Implementing simple, common-sense practices within existing healthcare systems also lends support that can help close racial gaps in pregnancy outcomes. At Southwest Community Health Center in Bridgeport, about 80 percent of the patients that advanced practice midwife Janet Spinner sees are women of color. She’s pleased about the decisions the center makes to accommodate its patient population’s health needs. For instance, instead of waiting to see patients at the typical six-week postnatal visit, Spinner has new mothers come for a checkup between one and two weeks after delivery, then again at the six-week mark. “That’s when scary post-pre-eclampsia can rear its ugly head,” Spinner said of the dangerous medical condition that occurs more frequently among black women and can happen during or shortly after pregnancy. Spinner also uses the initial postnatal visit to check in with patients about breastfeeding, social support, and intimate partner violence, which she refers to as “the elephant in the room.” And, Spinner says, the Bridgeport health center provides strong diversity training to its employees, a trend she sees becoming more prevalent throughout the state.

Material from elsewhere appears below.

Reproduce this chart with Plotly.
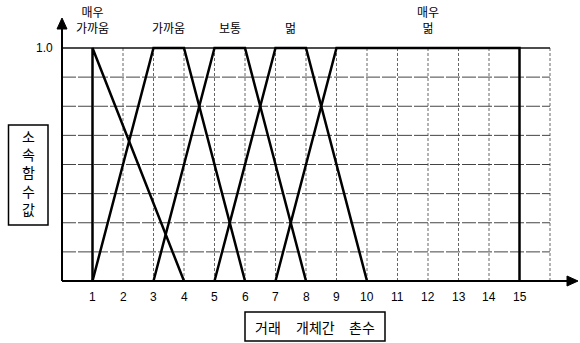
import plotly.graph_objects as go

# ---------------- data ----------------
x_ticks = list(range(1, 16))
x_tick_labels = [str(v) for v in x_ticks]
y_tick_vals = [1.0]
y_tick_labels = ["1.0"]

set_names = ["매우<br>가까움", "가까움", "보통", "멂", "매우<br>멂"]
set_label_x = [1, 3.5, 5.5, 7.5, 12]

very_near_x = [1, 1, 4]
very_near_y = [0, 1, 0]
near_x = [1, 3, 4, 6]
near_y = [0, 1, 1, 0]
normal_x = [3, 5, 6, 8]
normal_y = [0, 1, 1, 0]
far_x = [5, 7, 8, 10]
far_y = [0, 1, 1, 0]
very_far_x = [7, 9, 15, 15]
very_far_y = [0, 1, 1, 0]

grid_x = list(range(1, 17))
grid_y = [0.125 * k for k in range(1, 9)]

y_title = "소<br>속<br>함<br>수<br>값"
x_title_words = ["거래", "개체간", "촌수"]

# ---------------- layout geometry (reference pixels) ----------------
W, H = 580, 343
PL, PR, PT, PB = 40, 580, 8, 303   # plot area in pixels
X0PX, UX = 62.0, 30.5     # pixel of x=0, px per unit
Y0PX, UY = 281.0, 233.0   # pixel of y=0, px per unit
xr = [(PL - X0PX) / UX, (PR - X0PX) / UX]
yr = [(Y0PX - PB) / UY, (Y0PX - PT) / UY]


def px_x(p):
    return (p - X0PX) / UX


def px_y(p):
    return (Y0PX - p) / UY


def pap_x(p):
    return (p - PL) / (PR - PL)


def pap_y(p):
    return (PB - p) / (PB - PT)


KR = "Noto Sans CJK KR"
NUM = "Liberation Sans"

fig = go.Figure()
for xs, ys in [(very_near_x, very_near_y), (near_x, near_y), (normal_x, normal_y),
               (far_x, far_y), (very_far_x, very_far_y)]:
    fig.add_trace(go.Scatter(x=xs, y=ys, mode="lines",
                             line=dict(color="black", width=2.5),
                             showlegend=False, hoverinfo="skip"))

shapes = []
for gx in grid_x:
    shapes.append(dict(type="line", xref="x", yref="y", x0=gx, x1=gx, y0=0, y1=1,
                       line=dict(color="#666", width=1, dash="3px,2px"), layer="below"))
for gy in grid_y:
    solid = gy == 1.0
    shapes.append(dict(type="line", xref="x", yref="y", x0=0, x1=16, y0=gy, y1=gy,
                       line=dict(color="#111" if solid else "#444",
                                 width=1.6 if solid else 1,
                                 dash="solid" if solid else "14px,2px"), layer="below"))
# axes with arrows
y_tip = px_y(18)
x_tip = px_x(578)
shapes.append(dict(type="line", xref="x", yref="y", x0=0, x1=0, y0=0, y1=y_tip - 0.02,
                   line=dict(color="black", width=2)))
shapes.append(dict(type="line", xref="x", yref="y", x0=0, x1=x_tip - 0.2, y0=0, y1=0,
                   line=dict(color="black", width=2)))
shapes.append(dict(type="path", xref="x", yref="y",
                   path=f"M 0 {y_tip} L {-5/UX} {y_tip-11/UY} L {5/UX} {y_tip-11/UY} Z",
                   fillcolor="black", line=dict(color="black", width=1)))
shapes.append(dict(type="path", xref="x", yref="y",
                   path=f"M {x_tip} 0 L {x_tip-11/UX} {5/UY} L {x_tip-11/UX} {-5/UY} Z",
                   fillcolor="black", line=dict(color="black", width=1)))
# title boxes
shapes.append(dict(type="rect", xref="paper", yref="paper",
                   x0=pap_x(8.5), x1=pap_x(48), y0=pap_y(225), y1=pap_y(125),
                   line=dict(color="black", width=1.5)))
shapes.append(dict(type="rect", xref="paper", yref="paper",
                   x0=pap_x(245), x1=pap_x(385), y0=pap_y(341), y1=pap_y(312),
                   line=dict(color="black", width=1.5)))

ann = []
for name, lx in zip(set_names, set_label_x):
    ann.append(dict(x=lx, y=px_y(38), xref="x", yref="y", text=name, showarrow=False,
                    xanchor="center", yanchor="bottom",
                    font=dict(family=KR, size=12, color="black")))
for tv, tl in zip(x_ticks, x_tick_labels):
    ann.append(dict(x=tv, y=px_y(297), xref="x", yref="y", text=tl, showarrow=False,
                    xanchor="center", yanchor="middle",
                    font=dict(family=NUM, size=12, color="black")))
for tv, tl in zip(y_tick_vals, y_tick_labels):
    ann.append(dict(x=px_x(55), y=tv, xref="x", yref="y", text=tl, showarrow=False,
                    xanchor="right", yanchor="middle",
                    font=dict(family=NUM, size=12, color="black")))
ann.append(dict(x=pap_x(28.5), y=pap_y(172), xref="paper", yref="paper", text=y_title,
                showarrow=False, xanchor="center", yanchor="middle",
                font=dict(family=KR, size=14, color="black")))
for wd, cx in zip(x_title_words, [267.5, 315.5, 361.7]):
    ann.append(dict(x=pap_x(cx), y=pap_y(327), xref="paper", yref="paper", text=wd,
                    showarrow=False, xanchor="center", yanchor="middle",
                    font=dict(family=KR, size=14, color="black")))

fig.update_layout(
    width=W, height=H,
    margin=dict(l=PL, r=W - PR, t=PT, b=H - PB),
    paper_bgcolor="white", plot_bgcolor="white",
    xaxis=dict(range=xr, visible=False, fixedrange=True),
    yaxis=dict(range=yr, visible=False, fixedrange=True),
    shapes=shapes, annotations=ann, showlegend=False,
)
fig.write_html("out.html", config={"displayModeBar": False, "staticPlot": True},
               post_script="document.body.style.margin='0px';document.body.style.overflow='hidden';")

“We really need to talk about this as a community,” she said.
Black women might be more likely to go to the doctor’s office when the doctor looks like them. Marcia Tejeda, MD, a black OB/GYN who works in Waterbury, acknowledges that she probably sees 5 to 7 percent more black patients than the other physicians in her group practice—a choice based on her patients’ preferences.
Although Tejeda says she feels all the physicians with whom she works make a “tremendous effort to give all women excellent care,” she does suggest that, in general, doctors and other medical professionals could benefit from education and training that focuses on how to improve their interactions with black patients, including learning how to better understand their culture and improve ways of communicating with them. Tejeda also proposes that race-specific research initiatives occur more routinely.
“Now that we see the mortality rate is higher for black women, we need to do research that’s specially geared toward black women,” Tejeda said. “That will be the key to decreasing mortality for black women and improving outcomes for their babies.”